### Exercise brief
Begin with the line holding "Generate a LaTeX", end with the line holding "(err3) at (548,568);", and repeat every line in between exactly, without pictures.

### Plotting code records
[Start]
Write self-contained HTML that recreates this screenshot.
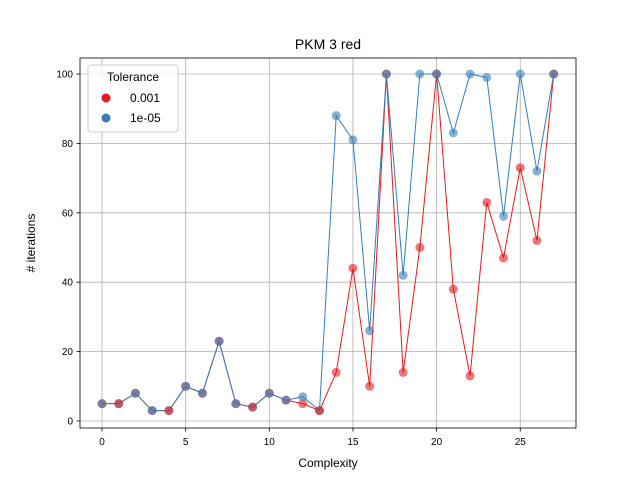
<!DOCTYPE html>
<html><head><meta charset="utf-8"><style>body{margin:0;background:#fff}svg{font-family:"Liberation Sans","DejaVu Sans",sans-serif}</style></head>
<body>
<svg id="chart" width="640" height="480">
<rect x="0" y="0" width="640" height="480" fill="#fff"/>
<text x="328" y="49" font-size="14" text-anchor="middle">PKM 3 red</text>
<g id="grid"></g>
<g id="series"></g>
<rect x="80" y="58" width="496" height="370" fill="none" stroke="#000" stroke-width="0.8"/>
<g id="ticks"></g>
<text x="328" y="467" font-size="12" text-anchor="middle">Complexity</text>
<text transform="translate(35,243) rotate(-90)" font-size="12" text-anchor="middle"># iterations</text>
<g>
<rect x="88" y="65" width="90" height="67" rx="3" fill="#fff" fill-opacity="0.8" stroke="#ccc"/>
<text x="133" y="81" font-size="12" text-anchor="middle">Tolerance</text>
<circle cx="106" cy="98" r="4.5" fill="#e41a1c"/>
<text x="130" y="102" font-size="12">0.001</text>
<circle cx="106" cy="118" r="4.5" fill="#377eb8"/>
<text x="130" y="122" font-size="12">1e-05</text>
</g>
</svg>
<script>
const categories=[0,1,2,3,4,5,6,7,8,9,10,11,12,13,14,15,16,17,18,19,20,21,22,23,24,25,26,27];
const redValues=[5,5,8,3,3,10,8,23,5,4,8,6,5,3,14,44,10,100,14,50,100,38,13,63,47,73,52,100];
const blueValues=[5,5,8,3,3,10,8,23,5,4,8,6,7,3,88,81,26,100,42,100,100,83,100,99,59,100,72,100];
const xTicks=[0,5,10,15,20,25];
const yTicks=[0,20,40,60,80,100];
const redOnTop=[1,4,9,13];
const NS="http://www.w3.org/2000/svg";
const xs=v=>102+v*16.73, ys=v=>421-v*3.47;
function mk(t,a,p){const e=document.createElementNS(NS,t);for(const k in a)e.setAttribute(k,a[k]);p.appendChild(e);return e;}
const grid=document.getElementById('grid'),ticks=document.getElementById('ticks'),ser=document.getElementById('series');
xTicks.forEach(t=>{const x=xs(t);
 const g=mk('line',{x1:x,x2:x,y1:58,y2:428,stroke:'#b0b0b0','stroke-width':0.8},grid);
 
 
 mk('line',{x1:x,x2:x,y1:428,y2:431.5,stroke:'#000','stroke-width':0.8},ticks);
 const l=mk('text',{x:x,y:445,'font-size':10,'text-anchor':'middle'},ticks);l.textContent=t;
 
 });
yTicks.forEach(t=>{const y=ys(t);
 const g=mk('line',{x1:80,x2:576,y1:y,y2:y,stroke:'#b0b0b0','stroke-width':0.8},grid);
 
 
 mk('line',{x1:76.5,x2:80,y1:y,y2:y,stroke:'#000','stroke-width':0.8},ticks);
 const l=mk('text',{x:73,y:y+3.5,'font-size':10,'text-anchor':'end'},ticks);l.textContent=t;
 
 });
function line(vals,color,name){
 const pts=vals.map((v,i)=>xs(categories[i])+','+ys(v)).join(' ');
 const pl=mk('polyline',{points:pts,fill:'none',stroke:color,'stroke-width':1},ser);
 
 
}
function pt(vals,i,color,name){
 const c=mk('circle',{cx:xs(categories[i]),cy:ys(vals[i]),r:4.5,fill:color,'fill-opacity':0.6},ser);
 
 
}
line(redValues,'#e41a1c','tol-0.001');
redValues.forEach((v,i)=>{if(!redOnTop.includes(i))pt(redValues,i,'#e41a1c','tol-0.001');});
line(blueValues,'#377eb8','tol-1e-05');
blueValues.forEach((v,i)=>pt(blueValues,i,'#377eb8','tol-1e-05'));
redOnTop.forEach(i=>pt(redValues,i,'#e41a1c','tol-0.001'));
</script>
</body></html>
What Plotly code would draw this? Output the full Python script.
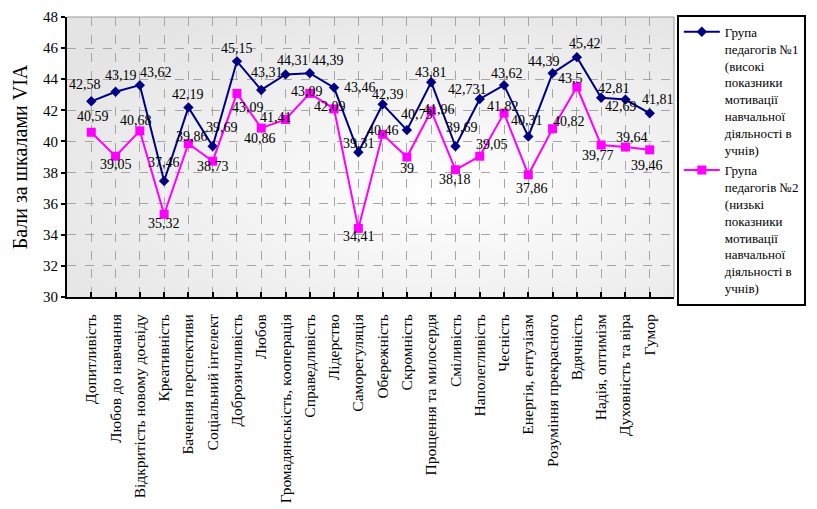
import base64
import plotly.graph_objects as go

# VIA character strengths (categories along the x axis)
categories = [
    "Допитливість", "Любов до навчання", "Відкритість новому досвіду", "Креативність",
    "Бачення перспективи", "Соціальний інтелект", "Доброзичливість", "Любов",
    "Громадянськість, кооперація", "Справедливість", "Лідерство", "Саморегуляція",
    "Обережність", "Скромність", "Прощення та милосердя", "Сміливість",
    "Наполегливість", "Чесність", "Енергія, ентузіазм", "Розуміння прекрасного",
    "Вдячність", "Надія, оптимізм", "Духовність та віра", "Гумор",
]

# Group 1: high student motivation
group1 = [42.58, 43.19, 43.62, 37.46, 42.19, 39.69, 45.15, 43.31, 44.31, 44.39, 43.46, 39.31,
          42.39, 40.73, 43.81, 39.69, 42.731, 43.62, 40.31, 44.39, 45.42, 42.81, 42.69, 41.81]
# Group 2: low student motivation
group2 = [40.59, 39.05, 40.68, 35.32, 39.86, 38.73, 43.09, 40.86, 41.41, 43.09, 42.09, 34.41,
          40.46, 39, 41.96, 38.18, 39.05, 41.82, 37.86, 40.82, 43.5, 39.77, 39.64, 39.46]

y_ticks = [30, 32, 34, 36, 38, 40, 42, 44, 46, 48]

name1 = "Група<br>педагогів №1<br>(високі<br>показники<br>мотивації<br>навчальної<br>діяльності в<br>учнів)"
name2 = "Група<br>педагогів №2<br>(низькі<br>показники<br>мотивації<br>навчальної<br>діяльності в<br>учнів)"

# value-label offsets from each marker, in pixels (dx right, dy down)
shift1 = [(-6, -17), (5, -16), (16, -13), (0, -18), (0, -13), (9, -19), (0, -13), (6, -17),
          (7, -14), (18, -13), (26, 0), (1, -9), (5, -10), (10, -16), (0, -10), (7, -19),
          (-12, -9), (3, -12), (-1, -16), (-9, -12), (8, -14), (13, -9), (-4, 7), (8, -14)]
shift2 = [(2, -16), (0, 8), (-4, -10), (0, 9), (4, -7), (0, 5), (11, 14), (-1, 10),
          (-10, -2), (-3, -2), (-4, -2), (1, 8), (0, -4), (0, 11), (8, -1), (0, 10),
          (12, -12), (-1, -7), (4, 14), (16, -7), (-6, -9), (-3, 10), (7, -10), (-3, 16)]


def fmt(v):
    return f"{v:g}".replace(".", ",")


FONT = "Liberation Serif"

fig = go.Figure()
fig.add_trace(go.Scatter(
    x=categories, y=group1, name=name1, mode="lines+markers",
    line=dict(color="#000080", width=2),
    marker=dict(symbol="diamond", size=8, color="#000080"),
))
fig.add_trace(go.Scatter(
    x=categories, y=group2, name=name2, mode="lines+markers",
    line=dict(color="#ff00ff", width=2),
    marker=dict(symbol="square", size=9, color="#ff00ff"),
))

# value labels next to the markers
annotations = []
for values, shifts in ((group1, shift1), (group2, shift2)):
    for cat, v, (dx, dy) in zip(categories, values, shifts):
        annotations.append(dict(
            x=cat, y=v, xref="x", yref="y", text=fmt(v), showarrow=False,
            xshift=dx, yshift=-dy, xanchor="center", yanchor="middle",
            font=dict(family=FONT, size=14, color="black"),
        ))

# soft radial shading behind the plot area
svg = (
    '<svg xmlns="http://www.w3.org/2000/svg" width="600" height="280" preserveAspectRatio="none">'
    '<defs><radialGradient id="g" cx="0.62" cy="0.62" r="0.75">'
    '<stop offset="0" stop-color="#ffffff"/><stop offset="1" stop-color="#e4e4e4"/>'
    '</radialGradient></defs><rect width="600" height="280" fill="url(#g)"/></svg>'
)
src = "data:image/svg+xml;base64," + base64.b64encode(svg.encode()).decode()

fig.update_layout(
    width=817, height=509,
    margin=dict(l=67, r=142, t=17, b=212),
    paper_bgcolor="white", plot_bgcolor="rgba(0,0,0,0)",
    font=dict(family=FONT, color="black", size=15),
    showlegend=True,
    legend=dict(
        x=1.003, y=1.008, xanchor="left", yanchor="top",
        bordercolor="black", borderwidth=2, bgcolor="white",
        font=dict(family=FONT, size=13, color="black"),
        valign="top", tracegroupgap=0, itemwidth=36, maxheight=320,
    ),
    annotations=annotations,
    images=[dict(source=src, xref="paper", yref="paper", x=0, y=1, sizex=1, sizey=1,
                 sizing="stretch", layer="below", xanchor="left", yanchor="top")],
    shapes=[
        dict(type="line", xref="paper", yref="paper", x0=0, x1=1, y0=1, y1=1,
             line=dict(color="#9a9a9a", width=1)),
        dict(type="line", xref="paper", yref="paper", x0=1, x1=1, y0=0, y1=1,
             line=dict(color="#9a9a9a", width=1)),
    ],
)

fig.update_xaxes(
    type="category", range=[-1, 24], tickangle=-90, automargin=False,
    showline=True, linecolor="black", linewidth=2,
    ticks="inside", ticklen=5, tickcolor="black", tickwidth=2,
    showgrid=True, gridcolor="#a6a6a6", griddash="dash", gridwidth=1,
    tickfont=dict(family=FONT, size=15.5, color="black"), ticklabelstandoff=9,
)
fig.update_yaxes(
    range=[30, 48], tickvals=y_ticks, ticktext=[str(t) for t in y_ticks],
    showline=True, linecolor="black", linewidth=2, automargin=False,
    ticks="outside", ticklen=4, tickcolor="black", tickwidth=2,
    showgrid=True, gridcolor="#a6a6a6", griddash="dash", gridwidth=1, zeroline=False,
    tickfont=dict(family=FONT, size=15, color="black"),
    title=dict(text="Бали за шкалами VIA", font=dict(family=FONT, size=20, color="black"), standoff=10),
)

fig.write_html("out.html")
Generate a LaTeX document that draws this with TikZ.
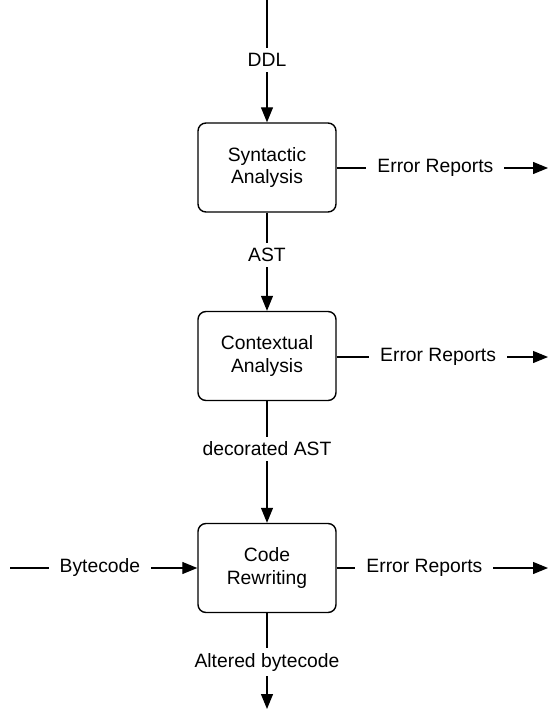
\documentclass[tikz,border=0pt]{standalone}
\usepackage{fontspec}
\setmainfont{Liberation Sans}
\usetikzlibrary{arrows.meta}
\begin{document}
\begin{tikzpicture}[x=1pt,y=-1pt,
  font=\fontsize{19.3}{22.5}\selectfont,
  stage/.style={draw,line width=1.4pt,rounded corners=8pt,minimum width=138pt,
    minimum height=89pt,align=center,inner sep=0pt},
  flow/.style={line width=1.2pt,-{Triangle[length=15pt,width=12pt]}},
  lbl/.style={fill=white,inner xsep=11pt,inner ysep=5pt}]
\useasboundingbox (0,0) rectangle (548,709);

% processing stages
\node[stage] (syn) at (267,167.5) {Syntactic\\Analysis};
\node[stage] (ctx) at (267,356) {Contextual\\Analysis};
\node[stage] (rew) at (267,568) {Code\\Rewriting};

% free ends of the connectors
\coordinate (in)   at (267,0);
\coordinate (out)  at (267,709);
\coordinate (bc)   at (10,568);
\coordinate (err1) at (548,168);
\coordinate (err2) at (548,357);
\coordinate (err3) at (548,568);

% main pipeline
\draw[flow] (in) -- node[lbl,pos=0.49] {DDL} (syn);
\draw[flow] (syn) -- node[lbl,pos=0.43] {AST} (ctx);
\draw[flow] (ctx) -- node[lbl,pos=0.39] {decorated AST} (rew);
\draw[flow] (rew) -- node[lbl,pos=0.51] {Altered bytecode} (out);

% side input
\draw[flow] (bc) -- node[lbl,pos=0.48] {Bytecode} (rew);

% error outputs
\draw[flow] (syn.east |- err1) -- node[lbl,pos=0.467] {Error Reports} (err1);
\draw[flow] (ctx.east |- err2) -- node[lbl,pos=0.48] {Error Reports} (err2);
\draw[flow] (rew.east |- err3) -- node[lbl,pos=0.415] {Error Reports} (err3);
\end{tikzpicture}
\end{document}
[End]
### Final result
Generate a LaTeX document that draws this with TikZ.
\documentclass[tikz,border=0pt]{standalone}
\usepackage{fontspec}
\setmainfont{Liberation Sans}
\usetikzlibrary{arrows.meta}
\begin{document}
\begin{tikzpicture}[x=1pt,y=-1pt,
  font=\fontsize{19.3}{22.5}\selectfont,
  stage/.style={draw,line width=1.4pt,rounded corners=8pt,minimum width=138pt,
    minimum height=89pt,align=center,inner sep=0pt},
  flow/.style={line width=1.2pt,-{Triangle[length=15pt,width=12pt]}},
  lbl/.style={fill=white,inner xsep=11pt,inner ysep=5pt}]
\useasboundingbox (0,0) rectangle (548,709);

% processing stages
\node[stage] (syn) at (267,167.5) {Syntactic\\Analysis};
\node[stage] (ctx) at (267,356) {Contextual\\Analysis};
\node[stage] (rew) at (267,568) {Code\\Rewriting};

% free ends of the connectors
\coordinate (in)   at (267,0);
\coordinate (out)  at (267,709);
\coordinate (bc)   at (10,568);
\coordinate (err1) at (548,168);
\coordinate (err2) at (548,357);
\coordinate (err3) at (548,568);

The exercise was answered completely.